In Plato’s Republic, which contains Socrates’ views on democracy, Socrates says that the Athenian state is like a ship. He says the ship’s captain is a big, strong man, but he is deaf, his eyes are blurry, and he cannot see where he is sailing to. Meanwhile, his crew all lead chaotic lives on the ship, consuming the food supplies, and arguing continually about who should be the rightful captain of the ship. All this happens while every one of them is convinced that he is the best qualified to be the captain, knowing that no special ability is needed to be one. What results is a ship sailing to no specific destination. 

In Socrates’ sharp criticism of democracy, the ship’s owners are the citizens of Athens. The people are powerful, but they do not possess the knowledge and intellectual understanding to govern themselves. With their blurry eyes and unhearing ears, the ship called Athens will not be able to plot a clear destination, let alone reach one. Meanwhile, the crew is the babbling politicians, the skillful talkers, and the arrogant aspirants for public office. They continually bicker with each other in their attempt to influence and persuade others that they are the best men for the job of governing Athens.

Socrates clearly wanted his fellow Athenians to think harder about how their ship was being sailed. He wants them to stop trusting the ship’s owners or crew and instead search the ship for somebody who does not speak in a loud voice, who has been ignored by many, but who possesses knowledge and virtue. Socrates is suggesting to his fellow Athenians that the man who is qualified to rule is the philosopher.

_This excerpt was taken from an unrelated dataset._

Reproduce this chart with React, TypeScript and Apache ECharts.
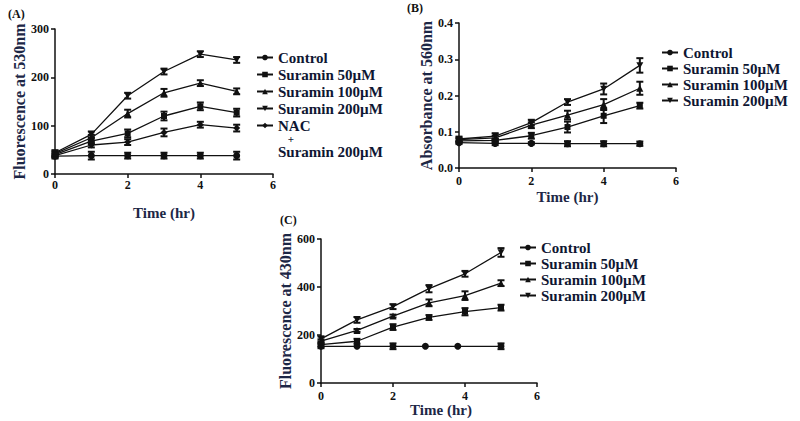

In an ironic turn of history, Socrates was killed by democracy itself. Socrates conversed with many people and was known for asking questions that involved Athenian culture and conventional notions about the gods. People had the impression that he was trying to undermine Athenian values. Athens was politically unstable during that time, having just combined forces with Sparta to defend Greece against Persia. Then, Athens went on a 27-year war against Sparta and lost. Sparta then threw aside Athens’ democracy and ruled her with an oligarchy. This suited Socrates because two oligarchs ruling Athens happened to be his followers. Then, in 403 B.C., the oligarchs were forced out, and democracy was restored. Socrates’ political support vanished, and he was persecuted for his relentless questioning of conventional notions. To the loud-talking, influential politicians of Athens, not only was his association with the oligarchs a threat, even his philosophy was a threat to the normalcy of society. He made his last plea to his fellow Athenians during his trial, telling them that Athens needed a critical person like him. He said that he was like a gadfly who stings a large horse, like Athens, in order to wake it up. But his fellow Athenians had already been influenced by the loud-talking politicians, and Socrates was then charged with inventing new gods and corrupting the youth. The philosopher was sentenced to death by drinking a potion made from the poisonous plant, hemlock.